What You Bring Forth: Healing Yourself Now!

"What you bring forth will save you.  What you don't will destroy you".  This is a quote from a guest on Oprah's Super Soul Sunday today.

This statement is one that is very true.  When we hold things back we destroy a part of ourselves whether it is letting others know we feel hurt or stating our deepest feelings.  Nothing is worse than holding it in and sucking it up.  We internalize it and we become spiritually and emotionally ill.  I am so much for stating what I need now because I feel it important.  Holding in your voice will make you feel badly and it will keep you in the Buddhist belief is hell.  Hell is the state we remain in when we don't speak our mind and defend our rights or fight for social justice.  Not just go to events but to be the example of justice, kindness and courage.

When  I was married I felt like I did not have a voice.  Like many people in relationships my former spouse had a false power over me.  Because I believed it I not only got sick, I felt like I was in my own hell.  I cannot blame this person for it because I allowed it and I did not get out on time, although I must add that there is no time like the present and now that I am out of it I feel freed and healthier in every aspect of myself.  I am no longer in his hell or mine.  I am no longer silly enough to  allow anything or anyone to control me no matter what the situation.  Today I have a voice and I am not holding anything in because I realize that it will destroy me.  No more self-hate and no more relationships with people I know don't love themselves.  What I don't say will destroy me and so I will always have a voice.

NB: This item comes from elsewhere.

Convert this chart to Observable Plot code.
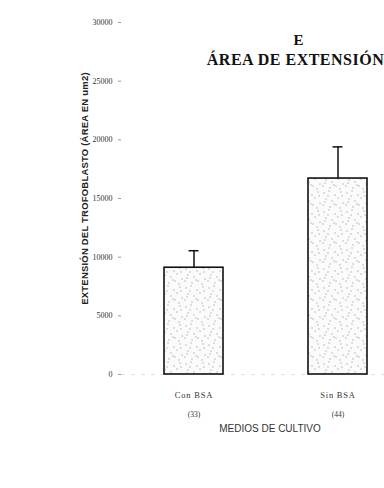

What you bring forth will save you.  I believe that because what I have voiced has saved me.  I have been healed by speaking about the abuse and the bullying in my life.  I am freed of hell by stating the truth.  I love myself more and telling people what I want has made my life much easier and happier.  In fact bringing forth my feelings and boundaries has been crucial to my healing.  Healing ourselves depends on not holding back and becoming more open hearted and honest.  Saving ourselves.

The very first boundary I finally created with my soon to be X legally and X spiritually was to change the locks on the door of my home, the home I nurtured and made beautiful.  At first I was terrified to anger him more than he was already but then I had become tired of him showing up without announcing himself or even coming by for no apparent reason, simply telling not asking me.  Eventually I asked my lawyer to put a stop to it and we did.  Just in time for him not to be able to parade his boyfriend in front of me as he'd planned.  For me it was about being cruel and inappropriate, even telling me his name.  It was so insulting to me and so disrespectful that it was the very thing that I knew needed to stop and for me a start to a life of having boundaries and not allowing anyone to bully me anymore.  Speaking your mind will save your life.  It does not matter who is the culprit and forgiving is key.  However, there is not any reason for us to allow anyone to hurt us.

If you need to speak up do so knowing that lovingly stating or stating it with courage will save you.  You deserve to be respected and loved.  You deserve to say what you need to say and not hold it in.   The more you hold it in the more you are killing yourself.  The more you kill yourself by withholding information the more you live in hell.  Speak up.  Find ways to do it with class and honor and courage.  Heal yourself from your pain before your pain and illness forces you to heal.